Christakis ended his talk asking about why certain ideas are “sticky.” I think this is a super interesting and super difficult question. I’ve been talking with Adam Berinsky in the Political Science Department at MIT about this question in relation to political rumors. Why does the rumor that Obama was born in another country stick around, but other rumors die out? Christakis suggested that this might somehow be a tractable question, but I think it is much more subtle. First of all, there are no natural metrics for judging ideas. Second of all, we can’t just look at which ideas have actually taken off and which haven’t, because so many other chance factors come into play. Because of the big positive feedbacks involved in the spread of ideas, this process is highly susceptible to chance tipping (see the work by Salganik, Dodds, and Watts). It’s very east to fall into the trap that Duncan Watts sums up in the title of his recent book, Everything is Obvious Once You Know the Answer. Once an idea does “go viral,” like the Birther rumor, it is tempting to make up a narrative that says, well of course that rumor spread because it has attributes x, y, and z. But, if the rumor had died we could just as easily construct a different narrative explaining its failure. Paul Lazarsfeld’s paper on The American Soldier gives a fantastic example of how we can trick ourselves into believing this kind of after the fact rationalization.

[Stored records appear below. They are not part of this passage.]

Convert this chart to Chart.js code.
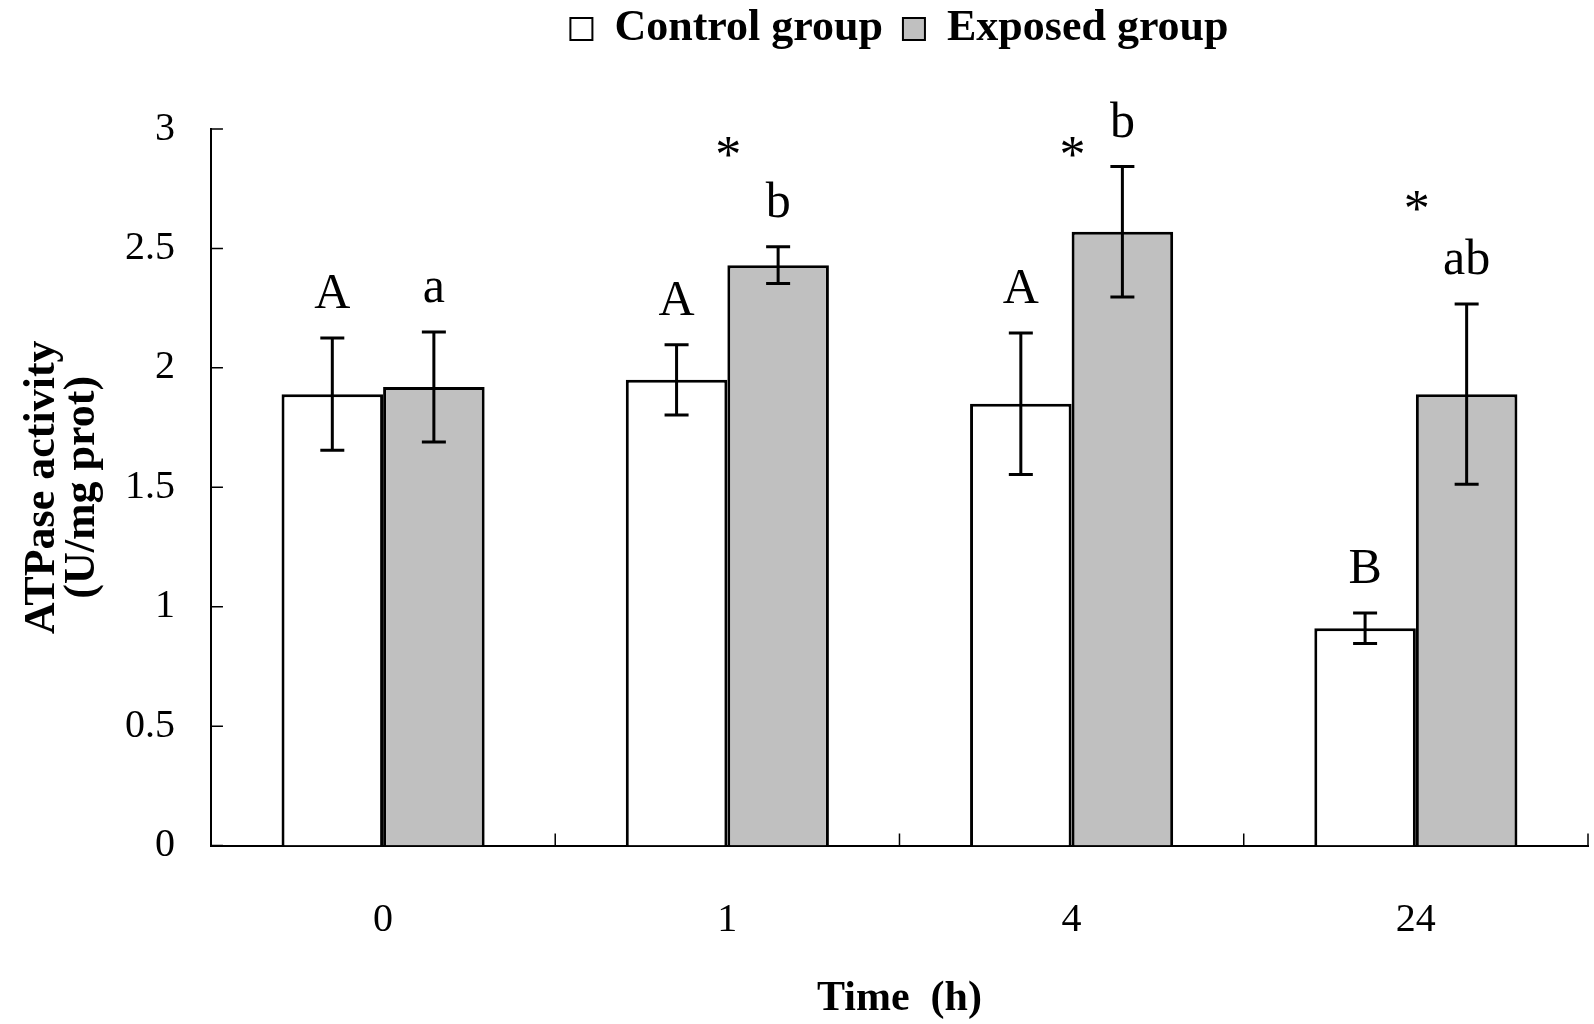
<!DOCTYPE html>
<html>
<head>
<meta charset="utf-8">
<script src="https://cdn.jsdelivr.net/npm/chart.js@4.4.0/dist/chart.umd.min.js"></script>
<style>
  body { margin: 0; background: #fff; }
  #wrap { width: 1594px; height: 1024px; }
</style>
</head>
<body>
<div id="wrap"><canvas id="myChart"></canvas></div>
<script>
// data
const timePoints = ["0", "1", "4", "24"];
const controlMean = [1.89, 1.95, 1.85, 0.91];
const controlErr = [0.235, 0.147, 0.296, 0.064];
const exposedMean = [1.92, 2.43, 2.57, 1.89];
const exposedErr = [0.23, 0.077, 0.273, 0.377];
const controlLetters = ["A", "A", "A", "B"];
const exposedLetters = ["a", "b", "b", "ab"];
const exposedStar = [false, true, true, true];

const serif = "'Liberation Serif', 'Times New Roman', serif";

// error bars on top of each bar
const errorBarPlugin = {
  id: "error_bars",
  afterDatasetsDraw(chart) {
    const { ctx, scales } = chart;
    const errs = [controlErr, exposedErr];
    const means = [controlMean, exposedMean];
    ctx.save();
    ctx.strokeStyle = "#000";
    ctx.lineWidth = 3;
    chart.data.datasets.forEach((ds, d) => {
      const meta = chart.getDatasetMeta(d);
      meta.data.forEach((bar, i) => {
        const x = bar.x;
        const top = scales.y.getPixelForValue(means[d][i] + errs[d][i]);
        const bot = scales.y.getPixelForValue(means[d][i] - errs[d][i]);
        ctx.beginPath();
        ctx.moveTo(x, top);
        ctx.lineTo(x, bot);
        ctx.moveTo(x - 12, top);
        ctx.lineTo(x + 12, top);
        ctx.moveTo(x - 12, bot);
        ctx.lineTo(x + 12, bot);
        ctx.stroke();
      });
    });
    ctx.restore();
  },
};

// tick marks pointing into the plot
const innerTicksPlugin = {
  id: "inner_ticks",
  afterDraw(chart) {
    const { ctx, scales, chartArea } = chart;
    ctx.save();
    ctx.strokeStyle = "#000";
    ctx.lineWidth = 1.5;
    ctx.beginPath();
    scales.y.ticks.forEach((t) => {
      const y = scales.y.getPixelForValue(t.value);
      ctx.moveTo(chartArea.left, y);
      ctx.lineTo(chartArea.left + 12, y);
    });
    for (let i = 0; i <= timePoints.length; i++) {
      const x = scales.x.getPixelForValue(i - 0.5);
      ctx.moveTo(x, chartArea.bottom);
      ctx.lineTo(x, chartArea.bottom - 12);
    }
    ctx.stroke();
    ctx.restore();
  },
};

// significance letters and stars
const lettersPlugin = {
  id: "sig_letters",
  afterDraw(chart) {
    const { ctx, scales } = chart;
    ctx.save();
    ctx.fillStyle = "#000";
    ctx.textAlign = "center";
    ctx.textBaseline = "alphabetic";
    const sets = [
      [controlMean, controlErr, controlLetters],
      [exposedMean, exposedErr, exposedLetters],
    ];
    sets.forEach(([m, e, letters], d) => {
      const meta = chart.getDatasetMeta(d);
      meta.data.forEach((bar, i) => {
        const base = scales.y.getPixelForValue(m[i] + e[i]) - 30;
        ctx.font = "50px " + serif;
        ctx.fillText(letters[i], bar.x, base);
        if (d === 1 && exposedStar[i]) {
          ctx.font = "52px " + serif;
          const sy = Math.max(base - 48, 172);
          ctx.fillText("*", bar.x - 50, sy);
        }
      });
    });
    ctx.restore();
  },
};

// leave room between the legend and the plot
const legendGapPlugin = {
  id: "legend_gap",
  beforeInit(chart) {
    const origFit = chart.legend.fit;
    chart.legend.fit = function () {
      origFit.call(this);
      this.height += 68;
    };
  },
};

new Chart(document.getElementById("myChart"), {
  type: "bar",
  data: {
    labels: timePoints,
    datasets: [
      {
        label: "Control group",
        data: controlMean,
        backgroundColor: "#ffffff",
        borderColor: "#000000",
        borderWidth: 3,
        categoryPercentage: 0.59,
        barPercentage: 1,
      },
      {
        label: "Exposed group",
        data: exposedMean,
        backgroundColor: "#c0c0c0",
        borderColor: "#000000",
        borderWidth: 3,
        categoryPercentage: 0.59,
        barPercentage: 1,
      },
    ],
  },
  options: {
    responsive: true,
    maintainAspectRatio: false,
    animation: false,
    layout: { padding: { top: -13, right: 6, left: 22, bottom: 0 } },
    scales: {
      x: {
        grid: { display: false, drawTicks: false },
        border: { color: "#000", width: 2 },
        ticks: {
          color: "#000",
          padding: 51,
          font: { family: serif, size: 40 },
        },
        title: {
          display: true,
          text: "Time  (h)",
          color: "#000",
          padding: { top: -22, bottom: 0 },
          font: { family: serif, size: 42, weight: "bold" },
        },
      },
      y: {
        min: 0,
        max: 3,
        grid: { display: false, drawTicks: false },
        border: { color: "#000", width: 2 },
        ticks: {
          stepSize: 0.5,
          color: "#000",
          padding: 36,
          font: { family: serif, size: 40 },
          callback: (v) => String(v),
        },
        title: {
          display: true,
          text: ["ATPase activity", "(U/mg prot)"],
          color: "#000",
          padding: { top: 0, bottom: -14 },
          font: { family: serif, size: 44, weight: "bold", lineHeight: 0.92 },
        },
      },
    },
    plugins: {
      legend: {
        display: true,
        position: "top",
        fullSize: false,
        labels: {
          color: "#000",
          boxWidth: 22,
          boxHeight: 22,
          padding: 20,
          font: { family: serif, size: 44, weight: "bold" },
          generateLabels(chart) {
            return Chart.defaults.plugins.legend.labels
              .generateLabels(chart)
              .map((item) => ({ ...item, lineWidth: 2 }));
          },
        },
      },
      tooltip: { enabled: false },
    },
  },
  plugins: [legendGapPlugin, errorBarPlugin, innerTicksPlugin, lettersPlugin],
});
</script>
</body>
</html>
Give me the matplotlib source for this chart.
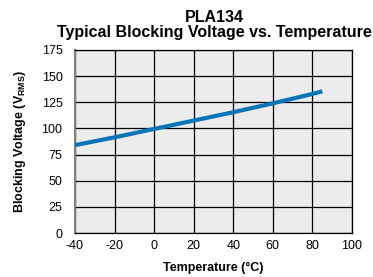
import matplotlib
matplotlib.use("Agg")
import matplotlib.pyplot as plt

temperature = [-40, -20, 0, 20, 40, 60, 80, 85]
voltage = [84, 91.5, 99.5, 107.5, 115.5, 124, 133, 135.5]
x_ticks = [-40, -20, 0, 20, 40, 60, 80, 100]
y_ticks = [0, 25, 50, 75, 100, 125, 150, 175]

plt.rcParams['font.family'] = ['Liberation Sans', 'DejaVu Sans']
plt.rcParams['mathtext.fontset'] = 'custom'
plt.rcParams['mathtext.rm'] = 'Liberation Sans:bold'
plt.rcParams['mathtext.bf'] = 'Liberation Sans:bold'
plt.rcParams['axes.unicode_minus'] = False

fig = plt.figure(figsize=(3.73, 2.77), dpi=100)
ax = fig.add_axes([75/373, 1-233/277, (352-75)/373, (233-50)/277])
ax.set_facecolor('#ececec')
ax.plot(temperature, voltage, color='#0a74b8', lw=3, solid_capstyle='butt', zorder=3)
ax.set_xlim(-40, 100)
ax.set_ylim(0, 175)
ax.set_xticks(x_ticks)
ax.set_yticks(y_ticks)
ax.grid(True, color='black', lw=0.9, zorder=1)
ax.set_axisbelow(True)
for s in ['top', 'right', 'bottom']:
    ax.spines[s].set_color('black')
    ax.spines[s].set_linewidth(0.9)
ax.spines['left'].set_color('#808080')
ax.spines['left'].set_linewidth(1.5)
ax.tick_params(length=0, labelsize=9)
ax.tick_params(axis='y', pad=9)
ax.tick_params(axis='x', pad=5)
ax.set_xlabel('Temperature (°C)', fontsize=9, fontweight='bold', labelpad=7)
ax.set_ylabel(r'Blocking Voltage (V$_{\mathrm{RMS}}$)', fontsize=9, fontweight='bold', labelpad=10)
fig.text(0.575, 1-17/277, 'PLA134', ha='center', va='center', fontsize=11.5, fontweight='bold')
fig.text(0.575, 1-33/277, 'Typical Blocking Voltage vs. Temperature', ha='center', va='center', fontsize=11.5, fontweight='bold')
fig.savefig('out.png', dpi=100)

There is a great story on the Atlantic’s website about a fake quotation that exploded on Facebook and Twitter after Osama Bin Laden’s death. The quote, wrongly attributed to Martin Luther King Jr. is:
“I mourn the loss of thousands of precious lives, but I will not rejoice in the death of one, not even an enemy.”
The author of the article, Megan McArdle, traces the origins of the wrongly attributed quote to a facebook post from a 24 year old Penn State graduate student (check out the article for the fascinating story). This brings up some interesting issues about rumors and social media. An open question regarding information and the web, is whether technologies like social media and the Internet in general increase or decrease the prevalence of false information. On the one hand, the “wisdom of the crowd” might be able to pick out the truth from falsehoods. True statements will be repeated and spread, while false statements will be recognized by a great enough number of people to squelch them. On the other hand, we know that systems like this with strong positive feedbacks can converge to suboptimal solutions. If you think of retweeting some piece of information as like casting a vote that it is true, we might expect information cascades of the sort described theoretically by Bikhchandani et al.. In this case, two things seem to have happened. Initially, there was a sort of information cascade that led to the spread of the quote. Then it wasn’t the wisdom of the crowds that led to the squelching of the rumor, but the efforts of knowledgable individuals tracing the quotation back to the initial post. What the Internet provided was a way to uncover the roots of the false information for those willing to take the time to look.